The case rests on the allegation that Fletcher Energy's Jim Patek, a director of both Fletcher subsidiary Petrocorp and Southern, knew that the potential size of the Mangahewa prospect, in which the two companies operated a joint venture, was greater than what the Southern minorities had been told when they accepted the bid.
Patek was allegedly told of this when a Petrocorp "deep gas study team," partially funded by Southern, presented the results of its study of Mangahewa on November 2, 1995.
The next day Patek wrote a report recommending Fletcher buy out the Southern minorities.
The case, as Justice Robert Fisher observed in the High Court last year, is "not without difficulty." The appeal court also declined to conduct a "trial or mini-trial," noting the evidence was untested.

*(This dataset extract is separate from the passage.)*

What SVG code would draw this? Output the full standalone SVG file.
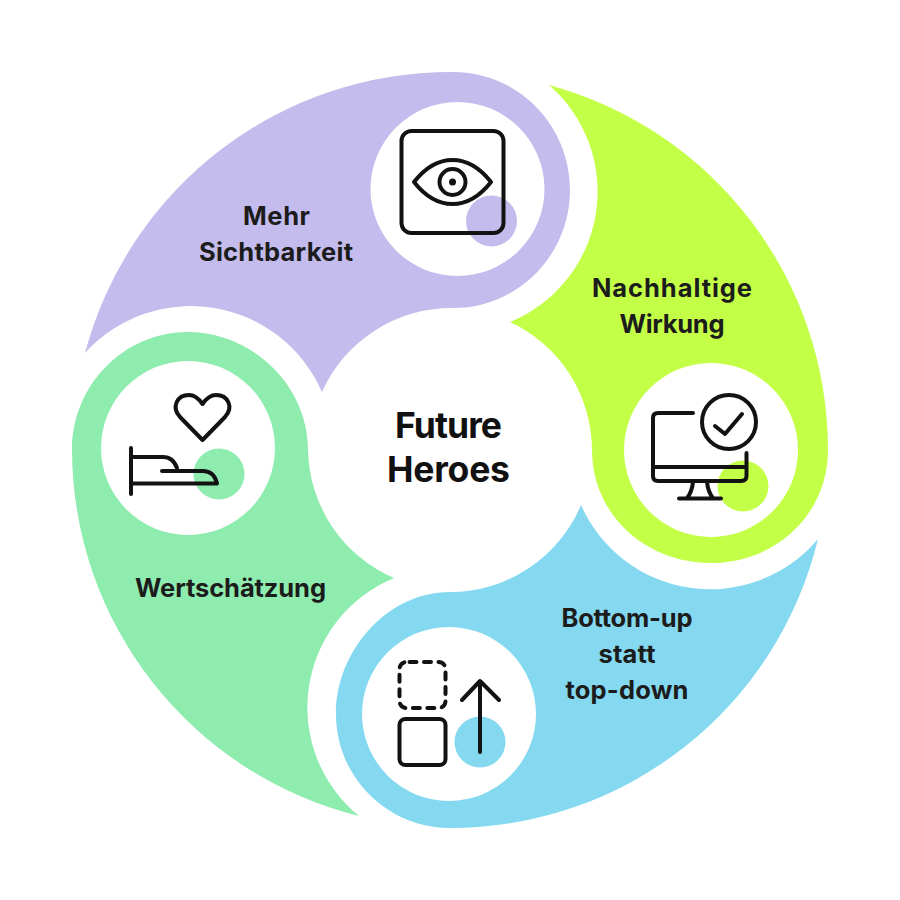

But from the appeal judges' body language the case has a good chance of succeeding.
In appealing the High Court judgment Shell has already shot off a battery of defensive missiles and seen them shot down.
One key issue is whether the Securities Act says you can be liable for trading or tipping while being merely in possession of inside information in this case whether Patek's knowledge of the report in fact impelled him to recommend a takeover to Fletcher.
The court found the plain words of the act indicated Parliament didn't intend that a causative link needed be proved.
Another issue is whether Patek and Petrocorp had the information by reason of being a director and shareholder, respectively, in Southern.
The judges found it was arguable Patek was, saying "there is no element of corporate veil-lifting in recognising that knowledge in the possession of a director of two companies engaged in joint operations was obtained and was in his possession in both capacities."
They also found it was arguable the joint venture existed only because Petrocorp was a big shareholder in Southern.
A third line of defence was that the deep gas study didn't provide information of sufficient significance or "maturity" to have affected the price of Southern's shares if it had been known at the time of the takeover.
The court said that would be a tough line to argue when Fletcher had conceded the receipt of new licences for uninvestigated areas justified a 19% lift in its offer price.
The result has been welcomed in some quarters as evidence the laws as they stand work that is, that shareholders can pursue claims by requiring the share issuer to fund insider trading cases. It shows, the argument goes, that deep-pocketed defendants can't wear down plaintiffs by dragging them through every legal hoop in the book.
In Shoeshine's opinion it shows just the opposite.
Eight years after the takeover the case hasn't even got to a trial. It's still subject to Privy Council appeal so it may be many months more before it even gets that far. Then it could go back through the appeal process all over again.
The plaintiffs may no longer have to bear the legal expenses but the costs to them in time must have been enormous.
How many shareholders are there with the Southern group's resources, tenacity and sheer bloody-mindedness?